8. The learned counsel for the Petitioner has pressed two grounds before us i.e. the entries have not been properly interpreted and secondly the order of the Commissioner (Appeals) which was accepted both by the Petitioner and the department, though relied upon and referred to in the proceeding has not been considered at all.

9. We take the second contention first for consideration. The order in appeal arising out of the Order in Original No. Commr. (A)28/VDR/98 is placed on record. This order passed by the Commissioner (Appeals), Vadodara is that the Appeal in the case of the Petitioner the description of the goods in the said order is SF6 circuit breaker or High Voltage Switch Gear which is the same involved in the present case. By Order in Original the said product was classified under entry S.S.No. 85.37 which the Petitioner had questioned. The Commissioner (Appeals) confirmed the classification as under entry S.S. No.85.37.

10. According to the Petitioner this order issued on 31 December 1997 was accepted by the Petitioner. Accordingly the Petitioner has modified the price structure of the product after this order. This order been placed on record in the present proceedings and reference of the same can be found in the ground of Appeal which have been reproduced in the Appellate order, and is also referred to in the Revsional Application.

11. Having gone through the three orders passed, we find that the grievance of the Petitioner that the order in Appeal dated 31 December 1997 has not been considered at all is justified.

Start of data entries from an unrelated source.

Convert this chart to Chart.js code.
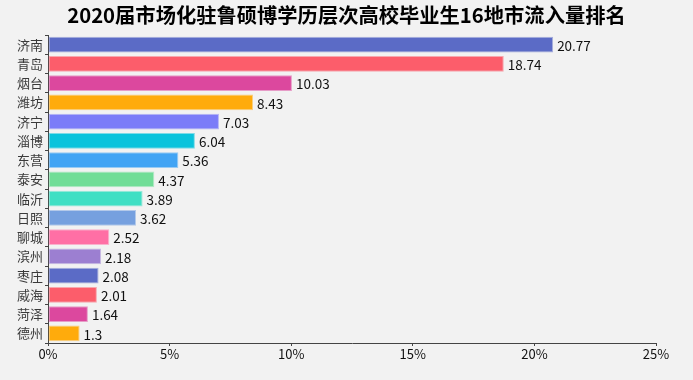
<!DOCTYPE html>
<html>
<head>
<meta charset="utf-8">
<script src="https://cdn.jsdelivr.net/npm/chart.js@4/dist/chart.umd.min.js"></script>
<style>
html,body{margin:0;padding:0;background:#f2f2f2;}
#wrap{width:693px;height:380px;position:relative;}
</style>
</head>
<body>
<div id="wrap"><canvas id="c" width="693" height="380"></canvas></div>
<script>
const titleText = '2020届市场化驻鲁硕博学历层次高校毕业生16地市流入量排名';
const categories = ['济南','青岛','烟台','潍坊','济宁','淄博','东营','泰安','临沂','日照','聊城','滨州','枣庄','威海','菏泽','德州'];
const values = [20.77,18.74,10.03,8.43,7.03,6.04,5.36,4.37,3.89,3.62,2.52,2.18,2.08,2.01,1.64,1.3];
const valueLabels = ['20.77','18.74','10.03','8.43','7.03','6.04','5.36','4.37','3.89','3.62','2.52','2.18','2.08','2.01','1.64','1.3'];
const palette = ['#5b6bc6','#fc5d6b','#dc489e','#ffab0c','#7b7cf8','#0bc3dc','#42a4f4','#71dd97','#40dfc4','#76a0df','#ff6fa5','#9c7fd1'];
const xTicks = [0,5,10,15,20,25];

const fills = categories.map((_, i) => palette[i % palette.length]);
const borders = fills.map(c => c + '80');

const labelPlugin = {
  id: 'valueLabels',
  afterDatasetsDraw(chart) {
    const ctx = chart.ctx;
    const meta = chart.getDatasetMeta(0);
    ctx.save();
    ctx.font = '13.5px "Noto Sans CJK SC", sans-serif';
    ctx.fillStyle = '#111';
    ctx.textAlign = 'left';
    ctx.textBaseline = 'middle';
    meta.data.forEach((bar, i) => {
      ctx.fillText(valueLabels[i], bar.x + 4, bar.y + 1);
    });
    ctx.restore();
  }
};

const titlePlugin = {
  id: 'centerTitle',
  afterDraw(chart) {
    const ctx = chart.ctx;
    ctx.save();
    ctx.font = 'bold 20.3px "Noto Sans CJK SC", sans-serif';
    ctx.fillStyle = '#000';
    ctx.textAlign = 'center';
    ctx.textBaseline = 'middle';
    ctx.fillText(titleText, chart.width / 2, 15);
    ctx.restore();
  }
};

new Chart(document.getElementById('c'), {
  type: 'bar',
  data: {
    labels: categories,
    datasets: [{
      data: values,
      backgroundColor: fills,
      borderColor: borders,
      borderWidth: 1,
      borderSkipped: false,
      categoryPercentage: 1,
      barPercentage: 0.83
    }]
  },
  options: {
    indexAxis: 'y',
    responsive: false,
    animation: false,
    layout: { padding: { left: 0, right: 37, top: 35, bottom: 12 } },
    plugins: {
      legend: { display: false },
      tooltip: { enabled: false },
      title: { display: false }
    },
    scales: {
      x: {
        min: 0, max: 25,
        afterBuildTicks(scale) { scale.ticks = xTicks.map(v => ({ value: v })); },
        afterFit(scale) { scale.height = 25; },
        ticks: {
          color: '#111',
          font: { size: 13, family: '"Noto Sans CJK SC", sans-serif' },
          padding: 0,
          maxRotation: 0,
          callback: v => v + '%'
        },
        grid: { drawOnChartArea: false, drawTicks: true, tickLength: 3, color: '#444' },
        border: { display: true, color: '#444', width: 1 }
      },
      y: {
        afterFit(scale) { scale.width = 48; },
        ticks: {
          color: '#3a3a3a',
          font: { size: 13, family: '"Noto Sans CJK SC", sans-serif' },
          padding: 2
        },
        grid: { offset: true, drawOnChartArea: false, drawTicks: true, tickLength: 3, color: '#444' },
        border: { display: true, color: '#444', width: 1 }
      }
    }
  },
  plugins: [labelPlugin, titlePlugin]
});
</script>
</body>
</html>
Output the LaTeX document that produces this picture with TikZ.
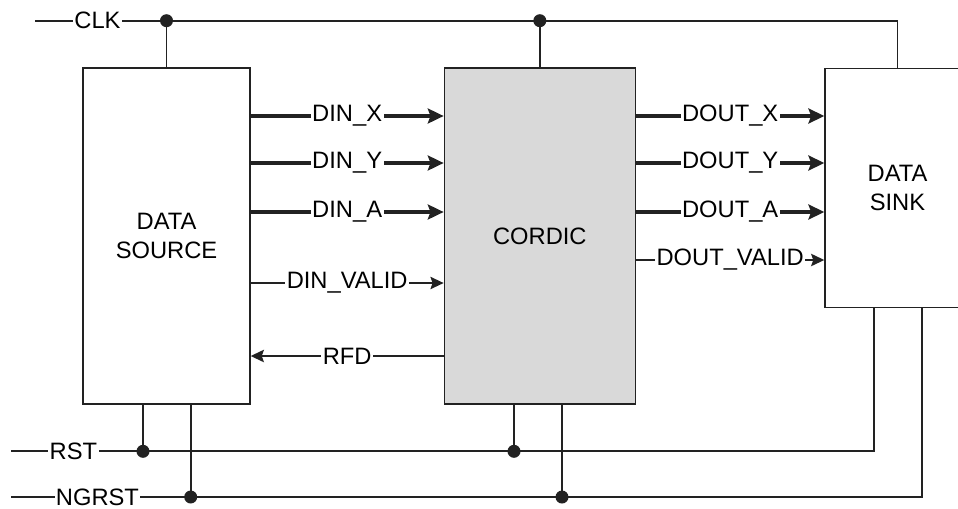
\documentclass[tikz,border=0pt]{standalone}
\usepackage{fontspec}
\setmainfont{Liberation Sans}
\usepackage{tikz}
\usetikzlibrary{arrows.meta,positioning,calc}
\definecolor{WireBlack}{HTML}{222222}
\definecolor{CordGray}{HTML}{D9D9D9}
\tikzset{
  blk/.style={rectangle,draw=WireBlack,line width=0.8pt,fill=white,
              align=center,font=\fontsize{13.5}{16}\selectfont},
  wire/.style={draw=WireBlack,line width=1.1pt},
  bus/.style={draw=WireBlack,line width=1.8pt,
              -{Stealth[length=9pt,width=8.5pt,inset=1.5pt]}},
  ctl/.style={draw=WireBlack,line width=1.1pt,
              -{Stealth[length=7.5pt,width=7pt,inset=1.2pt]}},
  sig/.style={fill=white,inner sep=0.8pt,font=\fontsize{13.5}{16}\selectfont},
  dot/.style={circle,fill=WireBlack,inner sep=0pt,minimum size=0.26cm}
}
\begin{document}
\begin{tikzpicture}[x=0.02cm,y=-0.02cm]
  \useasboundingbox (0,0) rectangle (958,508);
  \node[blk,minimum width=3.34cm,minimum height=6.72cm] (src) at (166.5,236) {DATA\\SOURCE};
  \node[blk,fill=CordGray,minimum width=3.82cm,minimum height=6.72cm,right=3.86cm of src] (cord) {CORDIC};
  \node[blk,minimum width=2.9cm,minimum height=4.78cm] (sink) at (897.5,188) {DATA\\SINK};

  % clock
  \coordinate (clkin) at (35,20.7);
  \coordinate (clkA) at (src.north |- clkin);
  \coordinate (clkB) at (cord.north |- clkin);
  \coordinate (clkC) at (sink.north |- clkin);
  \draw[wire] (clkin) -- node[sig,pos=0.475]{CLK} (clkA) -- (clkB) -- (clkC) -- (sink.north);
  \draw[wire] (clkA) -- (src.north);
  \draw[wire] (clkB) -- (cord.north);
  \node[dot] (clkdotA) at (clkA) {};
  \node[dot] (clkdotB) at (clkB) {};

  % source -> cordic
  \draw[bus] (src.east |- 0,116) -- node[sig]{DIN\_X} (cord.west |- 0,116);
  \draw[bus] (src.east |- 0,163) -- node[sig]{DIN\_Y} (cord.west |- 0,163);
  \draw[bus] (src.east |- 0,212) -- node[sig]{DIN\_A} (cord.west |- 0,212);
  \draw[ctl] (src.east |- 0,283) -- node[sig]{DIN\_VALID} (cord.west |- 0,283);
  \draw[ctl] (cord.west |- 0,356) -- node[sig]{RFD} (src.east |- 0,356);

  % cordic -> sink
  \draw[bus] (cord.east |- 0,116) -- node[sig]{DOUT\_X} (sink.west |- 0,116);
  \draw[bus] (cord.east |- 0,163) -- node[sig]{DOUT\_Y} (sink.west |- 0,163);
  \draw[bus] (cord.east |- 0,212) -- node[sig]{DOUT\_A} (sink.west |- 0,212);
  \draw[ctl] (cord.east |- 0,260) -- node[sig]{DOUT\_VALID} (sink.west |- 0,260);

  % resets
  \coordinate (rstin) at (11,451.3);
  \coordinate (rstA) at (143,451.3);
  \coordinate (rstB) at (514,451.3);
  \coordinate (rstC) at (874,451.3);
  \draw[wire] (rstin) -- node[sig,pos=0.473]{RST} (rstA) -- (rstB) -- (rstC) -- (rstC |- sink.south);
  \draw[wire] (rstA) -- (rstA |- src.south);
  \draw[wire] (rstB) -- (rstB |- cord.south);

  \coordinate (ngin) at (11,497);
  \coordinate (ngA) at (190.7,497);
  \coordinate (ngB) at (562,497);
  \coordinate (ngC) at (922,497);
  \draw[wire] (ngin) -- node[sig,pos=0.481]{NGRST} (ngA) -- (ngB) -- (ngC) -- (ngC |- sink.south);
  \draw[wire] (ngA) -- (ngA |- src.south);
  \draw[wire] (ngB) -- (ngB |- cord.south);

  \node[dot] (rstdotA) at (rstA) {};
  \node[dot] (rstdotB) at (rstB) {};
  \node[dot] (ngdotA) at (ngA) {};
  \node[dot] (ngdotB) at (ngB) {};
\end{tikzpicture}
\end{document}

Though this order is noted in the impugned order there is no discussion as to what is the implication of the said order, which according to the Petitioner is inter parte There is no discussion as to why the said order should not be taken into consideration or if taken into consideration what is the implication thereof.

12. In the light of the fact that there was a pre-existing order of the Commissioner (Appeals) inter parte regarding the same product, where different classification and impugned order has been arrived at and which supports the claim of the Petitioner, the same should have been considered and the Petitioner is right in contending that failure to do so has caused serious prejudice to the Petitioner. In this position, we are of the opinion that the proceedings need to be remanded to the Appellate Authority for considering the effect and implication of the order in Appeal dated 31 December 1997. Since the classification, under the impugned orders will have to be quashed and set aside to be considered afresh, we keep the contention of the parties regarding the interpretation of the entries open. As regards the contention of the power of the authorities to undertake these proceedings, this issue is not pressed before us. We also make it clear that our observations are not to be construed as the order dated 31 December 1997 has concluded the matter, but the reference to it is only to stress upon the need to remand the proceedings. Accordingly, impugned order dated 31 December 1997 passed by the Commissioner of Customs (Appeals) and order dated 13 June 2012 passed by the Revisionary Authority, are quashed and set aside. Proceedings are restored to the file of the Commissioner of Customs (Appeals).

13. Rule is made absolute in above terms. No order as to costs.

14. Considering the fact that the proceedings are pending for some time and they have been remanded, the Appellate Authority will make an endeavour to dispose of the proceeding at the earliest.